FYI: My understanding of what MIRI (or at least Buck) thinks is that you don’t need to prove your AI system is beneficial, but you should have a strong argument that stands up to strict scrutiny, and some of the sub-arguments will definitely have to be proofs.
RS Seems plausible, I think I feel similarly about that claim
A straw version of this, which isn’t exactly what I mean but sort of is the right intuition, would be like maybe if you run the same… What’s the input that maximizes the output of this neuron? You’ll see that this particular neuron is a deception classifier. It looks at the input and then based on something, does some computation with the input, maybe the input’s like a dialogue between two people and then this neuron is telling you, “Hey, is person A trying to deceive person B right now?” That’s an example of the sort of thing I am imagining.
Huh—plausible that I’m misunderstanding you, but I imagine this being insufficient for safety monitoring because (a) many non-deceptive AIs are going to have the concept of deception anyway, because it’s useful, (b) statically you can’t tell whether or not the network is going to aim for deception just from knowing that it has a representation of deception, and (c) you don’t have a hope of monitoring it online to check if the deception neuron is lighting up when it’s talking to you.
FWIW I believe in the negation of some version of my point (b), where some static analysis reveals some evaluation and planning model, and you find out that in some situations the agent prefers itself being deceptive, where of course this static analysis is significantly more sophisticated than current techniques
RS Yeah, I agree with all of these critiques. I think I’m more pointing at the intuition at why we should expect this to be easier than we might initially think, rather than saying that specific idea is going to work.
E.g. maybe this is a reason that (relaxed) adversarial training actually works great, since the adversary can check whether the deception neuron is lighting up
DF Seems fair, and I think this kind of intuition is why I research what I do.
And then I claim that conditional on that scenario having happened, I am very surprised by the fact that we did not know this deception in any earlier scenario that didn’t lead to extinction. And I don’t really get people’s intuitions for why that would be the case. I haven’t tried to figure that one out though.
I feel like I believe that people notice deception early on but are plausibly wrong about whether or not they’ve fixed it
RS After a few failures, you’d think we’d at least know to expect it?
DF Sure, but if your AI is also getting smarter, then that probably doesn’t help you that much in detecting it, and only one person has to be wrong and deploy (if actually fixing takes a significantly longer time than sort of but not really fixing it) [this comment was written with less than usual carefulness]
RS Seems right, but in general human society / humans seem pretty good at being risk-averse (to the point that it seems to me that on anything that isn’t x-risk the utilitarian thing is to be more risk-seeking), and I’m hopeful that the same will be true here. (Also I’m assuming that it would take a bunch of compute, and it’s not that easy for a single person to deploy an AI, though even in that case I’d be optimistic, given that smallpox hasn’t been released yet.)

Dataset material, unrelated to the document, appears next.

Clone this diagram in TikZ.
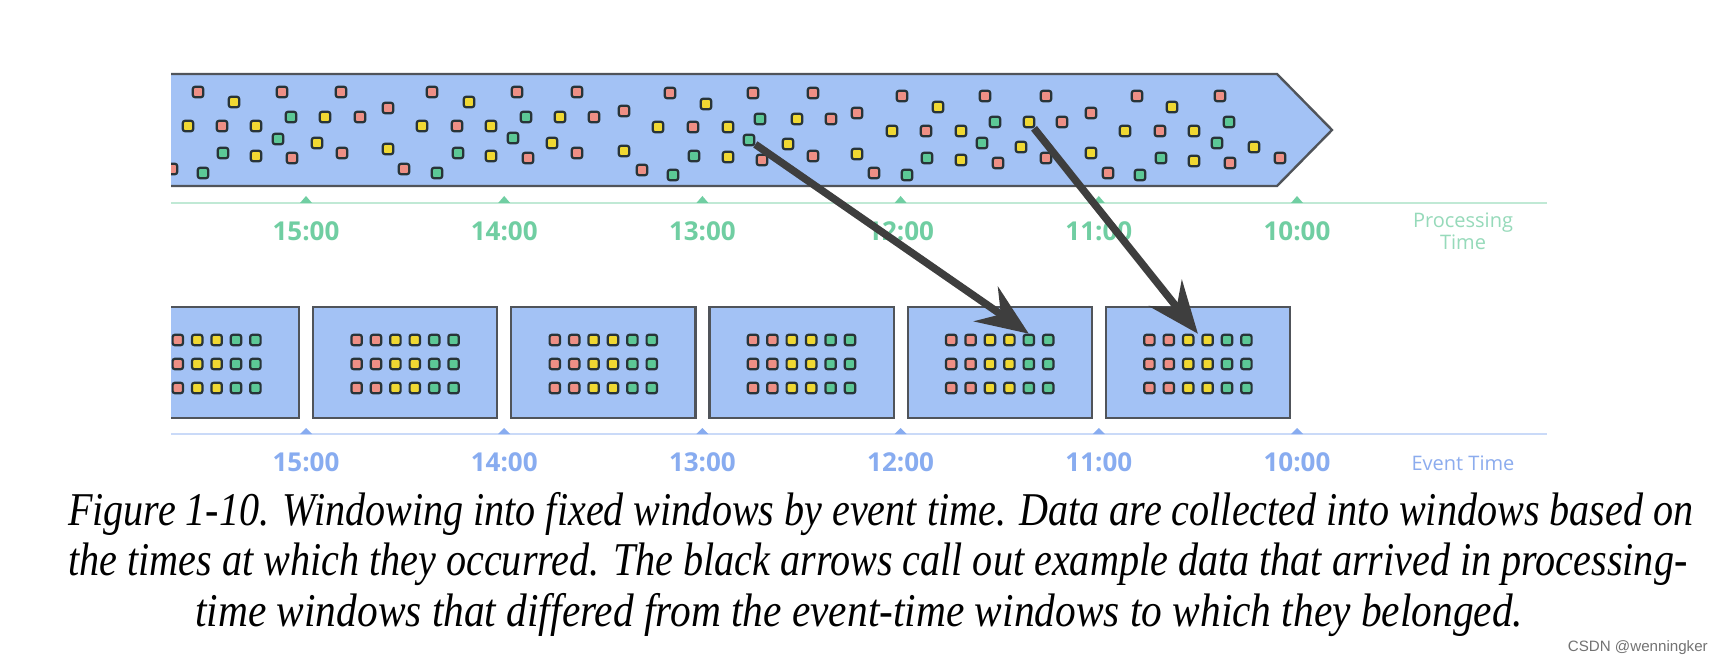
\documentclass[tikz,border=0pt]{standalone}
\usepackage{fontspec}
\setmainfont{Liberation Serif}
\newfontfamily\labelfont{Open Sans}
\newfontfamily\wmfont{Liberation Sans}
\usetikzlibrary{arrows.meta,calc}
\definecolor{bandblue}{RGB}{163,194,245}
\definecolor{edgegray}{RGB}{80,84,90}
\definecolor{sqR}{RGB}{238,143,133}
\definecolor{sqY}{RGB}{240,216,50}
\definecolor{sqG}{RGB}{92,200,150}
\definecolor{sqedge}{RGB}{40,52,56}
\definecolor{ptgreen}{RGB}{112,206,162}
\definecolor{ptline}{RGB}{192,233,213}
\definecolor{ptname}{RGB}{150,218,186}
\definecolor{etblue}{RGB}{136,172,240}
\definecolor{etline}{RGB}{202,218,248}
\definecolor{etname}{RGB}{140,172,238}
\definecolor{arrowgray}{RGB}{62,62,62}
\begin{document}
\begin{tikzpicture}[x=1pt,y=-1pt,
  sq/.style={draw=sqedge,line width=2.2pt,rounded corners=2.2pt,minimum size=10.4pt,inner sep=0pt},
  winbox/.style={draw=edgegray,line width=2.2pt,fill=bandblue,minimum width=184.2pt,minimum height=111pt,inner sep=0pt},
  ptlab/.style={text=ptgreen,font=\labelfont\bfseries\fontsize{26}{30}\selectfont,inner sep=0pt},
  etlab/.style={text=etblue,font=\labelfont\bfseries\fontsize{26}{30}\selectfont,inner sep=0pt},
  axisname/.style={font=\labelfont\fontsize{20}{22}\selectfont,inner sep=0pt,align=center},
  bigarrow/.style={draw=arrowgray,line width=7.5pt,-{Stealth[length=52pt,width=42pt,inset=18pt]}},
  captionline/.style={anchor=base west,inner sep=0pt,text=black}
]
\useasboundingbox[fill=white] (0,0) rectangle (1718,668);

\begin{scope}
\clip (171,0) rectangle (1718,668);
% processing-time band
\path[fill=bandblue,draw=edgegray,line width=2.4pt]
  (150,74) -- (1277,74) -- (1332,130) -- (1277,186) -- (150,186);
\foreach \px/\py/\c [count=\n] in {
 198/92/R, 234/102/Y, 282/92/R, 341/92/R, 432/92/R, 388/108/R, 291/117/G, 325/117/Y,
 360/117/R, 188/126/Y, 222/126/R, 256/126/Y, 422/126/Y, 457/126/R, 278/139/G, 317/143/Y,
 223/153/G, 256/156/Y, 292/158/R, 342/153/R, 388/149/Y, 458/153/G, 172/169/R, 203/173/G,
 404/169/R, 437/173/G,
 469/102/Y, 517/92/R, 577/92/R, 670/93/R, 753/93/R, 706/104/Y, 624/111/R, 526/117/G,
 560/117/Y, 594/117/R, 760/119/G, 491/126/Y, 658/127/Y, 693/127/R, 728/127/Y, 513/138/G,
 552/143/Y, 491/156/Y, 528/158/R, 577/153/R, 624/151/Y, 694/156/G, 728/157/Y,
 762/160/R, 642/170/R, 673/175/G,
 813/93/R, 902/96/R, 985/96/R, 1046/96/R, 938/107/Y, 857/113/R, 797/119/Y, 831/119/R,
 995/122/G, 1062/122/R, 892/131/Y, 926/131/R, 961/131/Y, 788/144/Y, 982/143/G,
 1021/147/Y, 813/156/R, 857/154/Y, 927/158/G, 961/160/Y, 998/163/R, 1046/158/R,
 874/173/R, 907/175/G,
 1137/96/R, 1220/96/R, 1091/113/R, 1172/107/Y, 1229/122/G, 1125/131/Y, 1160/131/R,
 1194/131/Y, 1217/143/G, 1254/147/Y, 1091/153/Y, 1161/158/G, 1194/161/Y, 1230/163/R,
 1280/158/R, 1108/173/R, 1140/175/G}
  \node[sq,fill=sq\c] (b\n) at (\px,\py) {};
\node[sq,fill=sqG] (a1) at (749,140) {};
\node[sq,fill=sqY] (a2) at (1029,122) {};

% event-time windows
\foreach \i in {0,...,5} {
  \pgfmathsetmacro\cx{206.9+198.2*\i}
  \node[winbox] (w\i) at (\cx,362.5) {};
  \foreach \c/\col in {1/R,2/R,3/Y,4/Y,5/G,6/G} {
    \foreach \r/\ry in {1/340,2/364,3/388} {
      \node[sq,fill=sq\col] (w\i-\c-\r) at ({\cx+(\c-3.5)*19.4},\ry) {};
    }
  }
}
\end{scope}

% axes
\draw[ptline,line width=2.2pt] (171,203) -- (1547,203);
\draw[etline,line width=2.2pt] (171,434) -- (1547,434);
\foreach \t/\lab [count=\k] in {306/15:00,504.2/14:00,702.4/13:00,900.6/12:00,1098.8/11:00,1297/10:00} {
  \fill[ptgreen] (\t-6,203) -- (\t,196) -- (\t+6,203) -- cycle;
  \node[ptlab] (p\k) at (\t,231) {\lab};
  \fill[etblue] (\t-6,434) -- (\t,428) -- (\t+6,434) -- cycle;
  \node[etlab] (e\k) at (\t,462) {\lab};
}
\node[axisname,text=ptname] (ptn) at (1463,231) {Processing\\Time};
\node[axisname,text=etname] (etn) at (1463,463) {Event Time};

% callout arrows
\coordinate (t2) at ($(w5-3-1.north east)!0.5!(w5-4-1.north west)$);
\draw[bigarrow] (a1) -- (w4-5-1.north);
\draw[bigarrow] (a2) -- (t2);

% caption
\node[captionline] (cap1) at (68,525) {\resizebox{1625pt}{\height}{\fontsize{47}{50}\selectfont\itshape Figure 1-10. Windowing into fixed windows by event time. Data are collected into windows based on}};
\node[captionline] (cap2) at (68,575) {\resizebox{1619pt}{\height}{\fontsize{47}{50}\selectfont\itshape the times at which they occurred. The black arrows call out example data that arrived in processing-}};
\node[captionline] (cap3) at (195,626) {\resizebox{1328pt}{\height}{\fontsize{47}{50}\selectfont\itshape time windows that differed from the event-time windows to which they belonged.}};
\node[anchor=base east,inner sep=0pt,text=black!55] (wm) at (1708,651) {\resizebox{140pt}{\height}{\wmfont\fontsize{15}{18}\selectfont CSDN @wenningker}};
\end{tikzpicture}
\end{document}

DF sorry by ‘one person’ I meant ‘one person in charge of a big team’
RS The hope is that they are constrained by all the typical constraints on such people (shareholders, governments, laws, public opinion, the rest of the team, etc.) Also this significantly decreases the number of people who can do the thing, restricts it to people who are “broadly reasonable” (e.g. no terrorists), and allows us to convince each such person individually. Also I rarely think there is just one person — at the very least you need one person with a bunch of money and resources and another with the technical know-how, and it would be very difficult for these to be the same person
DF Sure. I guess even with those caveats my scenario doesn’t seem that unlikely to me.
RS Sure, I don’t think this is enough to say “yup, this definitely won’t happen”. I think we do disagree on the relative likelihood of it happening, but maybe not by that much. (I’m hesitant to write a number because the scenario isn’t really fleshed out enough yet for us to agree on what we’re writing a number about.)
And the concept of 3D space seems like it’s probably going to be useful for an AI system no matter how smart it gets. Currently, they might have a concept of 3D space, but it’s not obvious that they do. And I wouldn’t be surprised if they don’t.
Presumably at some point they start actually using the concept of 4D locally-Minkowski spacetime instead (or quantum loops or whatever)
and in general—if you have things roughly like human notions of agency or cause, but formalised differently and more correctly than we would, that makes them harder to analyse.
RS I suspect they don’t use 4D spacetime, because it’s not particularly useful for most tasks, and takes more computation.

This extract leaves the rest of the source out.